Martin Mark

Toronto refugee conference to take the next step forward

By 
  • November 18, 2012

TORONTO - Three years ago Catholic commitment to refugees took a major step forward with a national conference of Catholic refugee offices. It’s time to take another step forward, Office for Refugees Archdiocese of Toronto director Martin Mark said.

ORAT will host a four-day national gathering of refugee ministries at the Toronto Crowne Plaza Airport Hotel Dec. 3 to 6. Mark predicts more than double the 70 delegates to the last refugee conference in 2010 will attend “With One Voice — We Are the Hope.”

While three years ago the focus was on organizing parishes to help Iraqi refugees, many of them Christian, this time around the refugee ministries will be finding ways to defend the civic sponsorship program as the federal government constantly adjusts its regulations and procedures for sponsoring refugees.

Recently Citizenship and Immigration Canada issued new forms that recognized refugees are expected to fill out if they wish to come to Canada. The guide for how to fill out the forms runs over 50 pages, said Mark.

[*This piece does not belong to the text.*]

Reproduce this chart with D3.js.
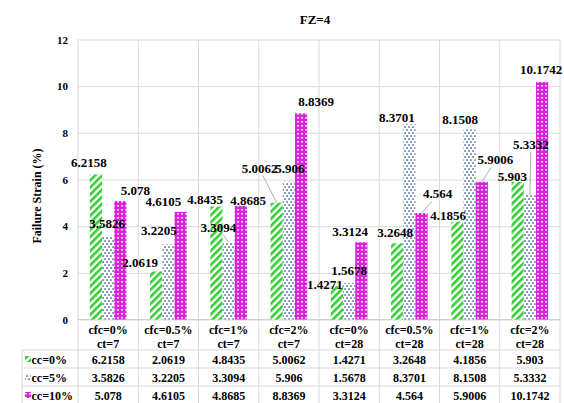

The Canadian government is also making its refugee forms available only over the Internet.

Not many people in refugee camps have access to the Internet and the traumatized and desperate may find a form with a 50-page guide daunting, Mark said.

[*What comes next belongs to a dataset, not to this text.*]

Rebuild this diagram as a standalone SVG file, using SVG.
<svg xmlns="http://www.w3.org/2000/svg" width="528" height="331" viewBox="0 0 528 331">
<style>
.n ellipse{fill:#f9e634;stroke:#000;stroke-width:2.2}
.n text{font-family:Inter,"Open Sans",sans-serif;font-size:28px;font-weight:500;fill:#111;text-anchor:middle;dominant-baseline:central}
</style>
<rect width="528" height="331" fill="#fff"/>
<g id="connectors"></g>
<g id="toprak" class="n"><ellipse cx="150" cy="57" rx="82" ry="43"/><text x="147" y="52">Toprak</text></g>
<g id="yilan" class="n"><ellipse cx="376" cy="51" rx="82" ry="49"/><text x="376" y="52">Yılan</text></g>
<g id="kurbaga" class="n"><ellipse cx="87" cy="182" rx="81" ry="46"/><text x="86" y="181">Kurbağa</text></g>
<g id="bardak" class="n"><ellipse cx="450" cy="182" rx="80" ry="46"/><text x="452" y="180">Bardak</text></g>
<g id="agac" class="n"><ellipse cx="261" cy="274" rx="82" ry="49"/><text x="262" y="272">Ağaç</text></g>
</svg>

The history of Catholic sponsorship of refugees has been through emotional waves of boom and bust, beginning with an outpouring of parish-based generosity more than 30 years ago when the plight of Vietnamese boat people inspired Canada’s civic refugee sponsorship system. As the boats faded from the south Pacific seas, Catholic sponsorship waned. The crisis in Iraq which sent two million refugees into Syria, Lebanon, Turkey, Jordan and elsewhere revived Catholic interest in sponsorship in 2006.

With the upcoming conference, Mark hopes to ensure the sustainability of a national network of Catholic sponsorship agencies.

While there is still a major problem of unsettled Iraqi refugees, more than half the world’s 42 million refugees are in Africa and there are many opportunities for parishes to contribute to solutions — and not all of them will tax a parish’s budget, Mark said.

There are 600 refugees in Ghana, in a UNHCR camp outside of the capital Accra. With a concerted effort, Canadian Catholic refugee sponsors could close that camp, said Mark.

The conference will begin with Mass celebrated with Cardinal Thomas Collins.